Today, both those who have not yet written and those who have been writing for years are perhaps more needed than ever. Author John Charles Cooper, dean of academic affairs at Winebrenner Theological Seminary, sums up the situation: "People do feel that religion is losing its influence on society, and they may be right -- but the majority of people do not wish this to be true, and so it is an important time to be publishing good religious books. Religious interest, in this sense, is growing, but it is not on the whole being fed solid food through the books that are published. Even in the face of cultural chaos and color TV, there is a great need and demand for materials that are both interesting and mature.
The institutional church has gone through many hard times. It will surely survive the present storms of cultural and social change, though it is difficult to say just when things will look better instead of worse. But that the interest in religious books will continue to grow is a very safe guess, at least for the near future. "The greater the world pressures," says Zondervan’s Gary Wharton, "the greater the need for an answer, and the greater the future of religious books that provide answers. Sometimes I am much more optimistic about religious publishing than I am about the world tomorrow."
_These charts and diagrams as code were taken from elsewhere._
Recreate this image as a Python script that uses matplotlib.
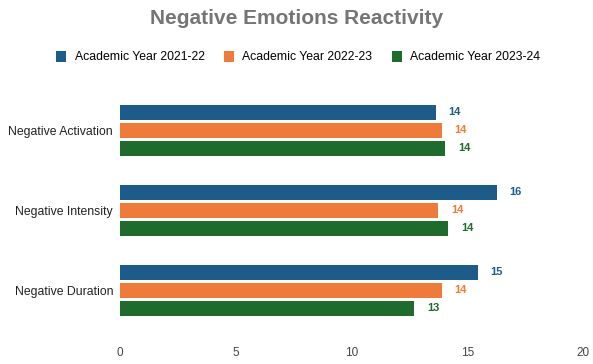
import matplotlib.pyplot as plt
import numpy as np

plt.rcParams["font.family"] = ["Liberation Sans", "DejaVu Sans"]

categories = ["Negative Activation", "Negative Intensity", "Negative Duration"]
years = ["Academic Year 2021-22", "Academic Year 2022-23", "Academic Year 2023-24"]
y2122 = [13.65, 16.27, 15.45]
y2223 = [13.9, 13.75, 13.9]
y2324 = [14.04, 14.18, 12.71]
colors = ["#1d5c88", "#ef7b3b", "#1f6b2c"]
xticks = [0, 5, 10, 15, 20]

fig = plt.figure(figsize=(5.93, 3.64), dpi=100)
ax = fig.add_axes([120 / 593, 34 / 364, 463 / 593, 240 / 364])

pos = np.arange(len(categories))
step = 18 / 80
height = 15 / 80
for i, (vals, col, lab) in enumerate(zip([y2122, y2223, y2324], colors, years)):
    yy = pos + (i - 1) * step
    ax.barh(yy, vals, height=height, color=col, label=lab)
    for y, v in zip(yy, vals):
        ax.text(v + 0.55, y, f"{v:.0f}", va="center", ha="left",
                fontsize=8, fontweight="bold", color=col)

ax.set_xlim(0, 20)
ax.set_ylim(2.5, -0.5)
ax.set_xticks(xticks)
ax.set_yticks(pos)
ax.set_yticklabels(categories)
ax.tick_params(axis="x", length=0, pad=12, labelsize=8.5, labelcolor="#444444")
ax.tick_params(axis="y", length=0, pad=5, labelsize=8.8, labelcolor="#222222")
for s in ax.spines.values():
    s.set_visible(False)

fig.text(0.5, 0.948, "Negative Emotions Reactivity", ha="center", va="center",
         fontsize=15, fontweight="bold", color="#757575")
fig.legend(loc="center", bbox_to_anchor=(0.503, 0.843), ncol=3, frameon=False,
           fontsize=8.8, handlelength=0.8, handleheight=1.0, columnspacing=1.6,
           handletextpad=0.7)

fig.savefig("out.png", dpi=100)
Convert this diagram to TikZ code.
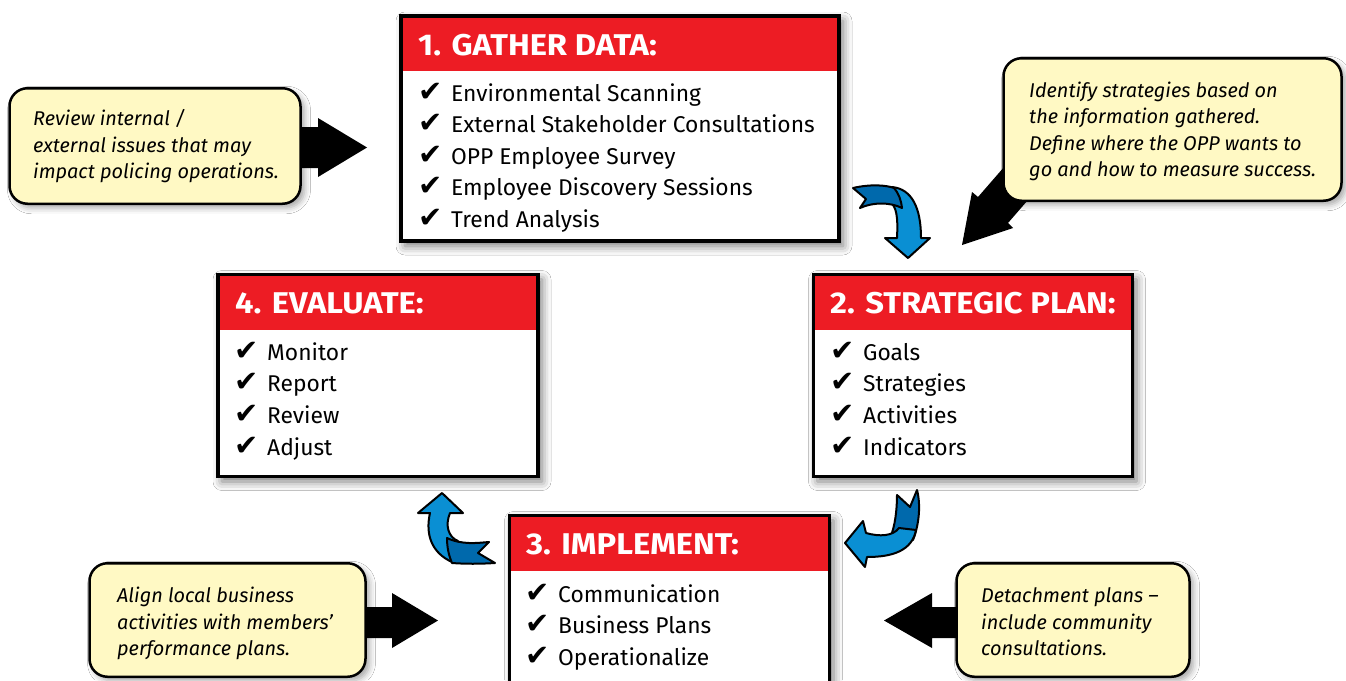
\documentclass[tikz,border=0pt]{standalone}
\usepackage{fontspec}
\setmainfont{Fira Sans}
\newfontfamily\hdrfont[FakeStretch=1.09]{Fira Sans Bold}
\newfontfamily\chkfont{DejaVu Sans}
\usetikzlibrary{shadows.blur}
\definecolor{hdrred}{HTML}{ED1C24}
\definecolor{notey}{HTML}{FFF9C4}
\definecolor{blueL}{HTML}{0A8FD3}
\definecolor{blueD}{HTML}{0069AC}
\newcommand\mychk{\makebox[33pt][l]{\chkfont\fontsize{29}{29}\selectfont ✔}}
\tikzset{
  box/.style={draw=black, line width=3.5pt, fill=white, outer sep=0pt, inner sep=0pt,
    blur shadow={shadow xshift=4pt, shadow yshift=-5pt, shadow blur radius=9pt, shadow opacity=55}},
  note/.style={draw=black, line width=2.5pt, fill=notey, rounded corners=18pt, outer sep=0pt, inner sep=0pt,
    blur shadow={shadow xshift=4pt, shadow yshift=-4pt, shadow blur radius=6pt, shadow opacity=35}},
  hdr/.style={anchor=base west, inner sep=0pt, text=white, font=\hdrfont\fontsize{30}{30}\selectfont},
  item/.style={anchor=base west, inner sep=0pt, font=\fontsize{22.8}{31.5}\selectfont},
  ntxt/.style={anchor=base west, inner sep=0pt, font=\itshape\fontsize{19.9}{26.5}\selectfont},
  blk/.style={fill=black},
  light/.style={fill=blueL, draw=black, line width=2pt, line join=round},
  dark/.style={fill=blueD, draw=black, line width=2pt, line join=round},
  border/.style={draw=black, line width=3.5pt}
}
\begin{document}
\begin{tikzpicture}[x=1pt, y=-1pt]
\useasboundingbox (0,0) rectangle (1346,680);
\fill[white] (0,0) rectangle (1346,680);

% ---- black arrows (behind callouts) ----
\fill[blk] (290,127) -- (318,127) -- (318,118) -- (367,147.5) -- (318,177) -- (318,168) -- (290,168) -- cycle;
\fill[blk] (355,607) -- (392,607) -- (392,593) -- (438,620.5) -- (392,648) -- (392,638) -- (355,638) -- cycle;
\fill[blk] (965,607) -- (932,607) -- (932,593) -- (884,620.5) -- (932,648) -- (932,638) -- (965,638) -- cycle;
\fill[blk] (1011,159) -- (978,197) -- (972,192) -- (962,245) -- (1013,228) -- (1008,223) -- (1041,185) -- cycle;

% ---- callouts ----
\node[note, minimum width=291pt, minimum height=115.5pt] (nA) at (155,146) {};
\node[note, minimum width=338pt, minimum height=142.5pt] (nB) at (1172.5,129.5) {};
\node[note, minimum width=276pt, minimum height=113.5pt] (nC) at (227.5,620) {};
\node[note, minimum width=233pt, minimum height=113.5pt] (nD) at (1073,620) {};

\node[ntxt] (nA1) at (33,125.5) {Review internal /};
\node[ntxt] (nA2) at (33,152) {external issues that may};
\node[ntxt] (nA3) at (33,178.5) {impact policing operations.};

\node[ntxt] (nB1) at (1029,97) {Identify strategies based on};
\node[ntxt] (nB2) at (1029,123.5) {the information gathered.};
\node[ntxt] (nB3) at (1029,150) {Define where the OPP wants to};
\node[ntxt] (nB4) at (1029,176.5) {go and how to measure success.};

\node[ntxt] (nC1) at (117,602.5) {Align local business};
\node[ntxt] (nC2) at (117,629) {activities with members’};
\node[ntxt] (nC3) at (117,655.5) {performance plans.};

\node[ntxt] (nD1) at (981,602.5) {Detachment plans –};
\node[ntxt] (nD2) at (981,629) {include community};
\node[ntxt] (nD3) at (981,655.5) {consultations.};

% ---- main boxes ----
\node[box, minimum width=438pt, minimum height=225pt] (b1) at (620,128.5) {};
\fill[hdrred] (b1.north west) rectangle ([yshift=-55pt]b1.north east);
\draw[border] (b1.north west) rectangle (b1.south east);

\node[box, minimum width=319pt, minimum height=202pt] (b2) at (973,375.5) {};
\fill[hdrred] (b2.north west) rectangle ([yshift=-55.5pt]b2.north east);
\draw[border] (b2.north west) rectangle (b2.south east);

\node[box, minimum width=320pt, minimum height=202pt] (b4) at (378,375.5) {};
\fill[hdrred] (b4.north west) rectangle ([yshift=-55.5pt]b4.north east);
\draw[border] (b4.north west) rectangle (b4.south east);

\node[box, minimum width=320pt, minimum height=200pt] (b3) at (669.5,615.5) {};
\fill[hdrred] (b3.north west) rectangle ([yshift=-55.5pt]b3.north east);
\draw[border] (b3.north west) rectangle (b3.south east);

\node[hdr] (h1) at (418,55) {1. GATHER DATA:};
\node[hdr] (h2) at (830,313) {2. STRATEGIC PLAN:};
\node[hdr] (h4) at (235,313) {4. EVALUATE:};
\node[hdr] (h3) at (526,554) {3. IMPLEMENT:};

\foreach \t [count=\i] in {Environmental Scanning, External Stakeholder Consultations, OPP Employee Survey, Employee Discovery Sessions, Trend Analysis}
  \node[item] (b1i\i) at (418,{101+31.5*(\i-1)}) {\mychk\t};
\foreach \t [count=\i] in {Goals, Strategies, Activities, Indicators}
  \node[item] (b2i\i) at (830,{360+31.7*(\i-1)}) {\mychk\t};
\foreach \t [count=\i] in {Monitor, Report, Review, Adjust}
  \node[item] (b4i\i) at (234,{360+31.7*(\i-1)}) {\mychk\t};
\foreach \t [count=\i] in {Communication, Business Plans, Operationalize}
  \node[item] (b3i\i) at (525,{602+31.5*(\i-1)}) {\mychk\t};

% ---- blue curved arrows ----
% 1 -> 2
\draw[light] (892,187) .. controls (912,189) and (921,208) .. (921,238) -- (930,238) -- (908,258) -- (885,238) -- (897,238) .. controls (898,218) and (897,206) .. (889,201) -- cycle;
\draw[dark] (853,188) .. controls (870,184) and (886,185) .. (894,188) .. controls (899,194) and (901,200) .. (902,208) .. controls (890,202) and (873,202) .. (860,208) -- (866,199) -- cycle;
% 2 -> 3
\draw[dark] (897,495) -- (910,507) -- (917,490) .. controls (921,505) and (919,525) .. (913,540) -- (890,538) .. controls (895,527) and (897,510) .. cycle;
\draw[light] (899,528) .. controls (893,536) and (880,537) .. (866,533) -- (863,521) -- (845,543) -- (865,567) -- (867,557) .. controls (892,557) and (912,551) .. (916,530) -- cycle;
% 3 -> 4
\draw[light] (430,513) .. controls (425,535) and (432,553) .. (452,562) -- (458,541) .. controls (448,537) and (445,525) .. (450,513) -- (463,513) -- (442,493) -- (418,513) -- cycle;
\draw[dark] (447,538) .. controls (462,545) and (477,543) .. (489,542) -- (478,553) -- (495,563) .. controls (480,564) and (465,564) .. (452,563) .. controls (449,556) and (447,548) .. cycle;
\end{tikzpicture}
\end{document}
"How should the religious book not have a future?" asks Karl Rahner, one of the most important theologians of any time. "It will be transformed, but it will endure. It will achieve this even if it takes the form of an unending variation upon a single basic theme: ‘My God, my God, why have you forsaken me?’ Even then it will endure and will lead us to that point in our human existence at which this existence is thrown headlong into the redeeming mystery."